Film of dead heroin addicts to be shown to 11-year-olds? Are you a bad parent for keeping your child off school on the day when that charming lesson is slated for them, whether you agree with such tactics or not? With schools this imperfect, how can a parental decision to keep their child away for a day or two always be condemned?
So what is the reason for tarring all parents who ever keep their child off school with the same brush as sad, messed up Mrs Amos? Many a fool will contend that this truancy campaign is all about political correctness, with the middle-classes targeted for reasons of socialist envy. Frankly, that would be preferable to what is really going on, because it would merely be stupid, misguided and patronising. What's actually happening is cynical.
The Government has so far made hardly a dent in the figures, which have been running for years into several million school days lost each year. What it wants is improved statistics and achieved targets, and it has been heavy-handedly "sending the message" out to schools, which are all under orders to improve their attendance records any way they can.
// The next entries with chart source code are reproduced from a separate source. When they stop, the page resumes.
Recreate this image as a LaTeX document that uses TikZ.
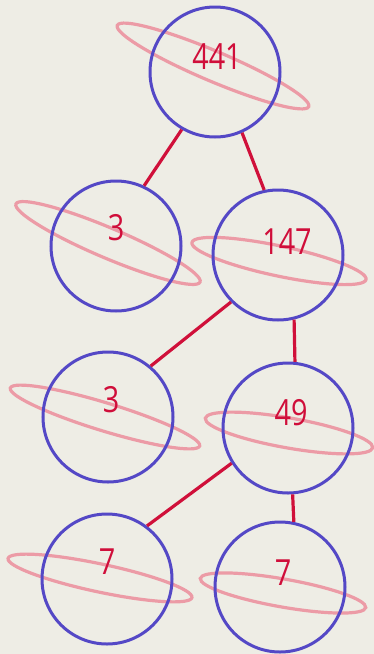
\documentclass[tikz,border=0pt]{standalone}
\usepackage{fontspec}
\setmainfont{Open Sans}
\usepackage{graphicx}
\definecolor{paper}{RGB}{238,237,229}
\definecolor{planet}{RGB}{84,72,198}
\definecolor{ringc}{RGB}{236,155,166}
\definecolor{branch}{RGB}{208,16,58}
\definecolor{numc}{RGB}{208,14,58}
\tikzset{
  planetbox/.style={draw=planet, line width=3pt, circle, minimum size=130pt, inner sep=0pt},
  ringline/.style={draw=ringc, line width=3.2pt},
  branchline/.style={draw=branch, line width=3.2pt},
  numtext/.style={text=numc, font=\fontsize{36}{40}\selectfont, inner sep=0pt},
}
\newcommand{\hnum}[1]{\scalebox{0.8}[1]{#1}}
\begin{document}
\begin{tikzpicture}[x=1pt, y=-1pt]
\fill[paper] (0,0) rectangle (374,654);
\useasboundingbox (0,0) rectangle (374,654);
% rings
\draw[ringline, rotate around={-23:(213,66)}] (213,66) ellipse [x radius=104pt, y radius=15pt];
\draw[ringline, rotate around={-23:(108,243)}] (108,243) ellipse [x radius=100pt, y radius=15pt];
\draw[ringline, rotate around={-12:(279,261)}] (279,261) ellipse [x radius=89pt, y radius=15pt];
\draw[ringline, rotate around={-17:(105,417)}] (105,417) ellipse [x radius=99pt, y radius=14pt];
\draw[ringline, rotate around={-10:(289,433)}] (289,433) ellipse [x radius=85pt, y radius=15pt];
\draw[ringline, rotate around={-12:(100,578)}] (100,578) ellipse [x radius=94pt, y radius=14pt];
\draw[ringline, rotate around={-10:(283,593)}] (283,593) ellipse [x radius=84pt, y radius=14pt];
% planets
\node[planetbox] (p441) at (215,72) {};
\node[planetbox] (p3a) at (116,246) {};
\node[planetbox] (p147) at (278,255) {};
\node[planetbox] (p3b) at (108,417) {};
\node[planetbox] (p49) at (288,428) {};
\node[planetbox] (p7a) at (107,579) {};
\node[planetbox] (p7b) at (280,587) {};
% numbers
\node[numtext] (t441) at (217,57) {\hnum{441}};
\node[numtext] (t3a) at (116,228) {\hnum{3}};
\node[numtext] (t147) at (287,242) {\hnum{147}};
\node[numtext] (t3b) at (111,400) {\hnum{3}};
\node[numtext] (t49) at (291,413) {\hnum{49}};
\node[numtext] (t7a) at (107,562) {\hnum{7}};
\node[numtext] (t7b) at (283,573) {\hnum{7}};
% branches
\draw[branchline] (p441.240) -- (p3a.65);
\draw[branchline] (p441.294) -- (p147.102);
\draw[branchline] (p147.225) -- (p3b.50);
\draw[branchline] (p147.284) -- (p49.84);
\draw[branchline] (p49.212) -- (p7a.53);
\draw[branchline] (p49.274) -- (p7b.78);
\end{tikzpicture}
\end{document}
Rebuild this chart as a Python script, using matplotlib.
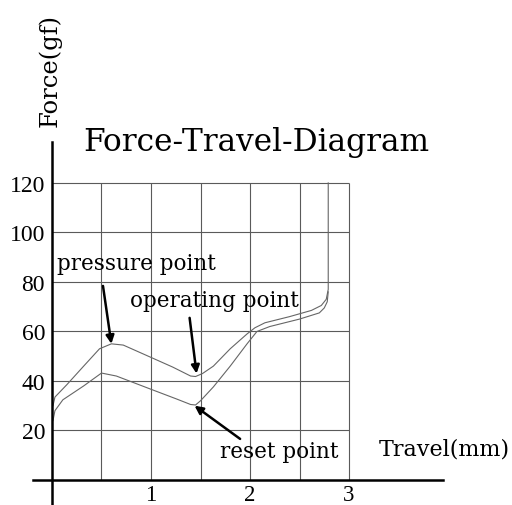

It's much, much easier to persuade caring parents that they are very, very wrong to take their children on holiday during term-time than it is to tackle the woeful dysfunctionality at the heart of the family lives of those such as Mrs Amos.
Cracking down on the discretion of parents – and the teachers at their schools – to take their own decisions about what's best for the children they know intimately will be guaranteed to make an impressive dent in the truancy figures. This will be a lovely "message" for the Government to send out. Sadly though, the "message" will be empty.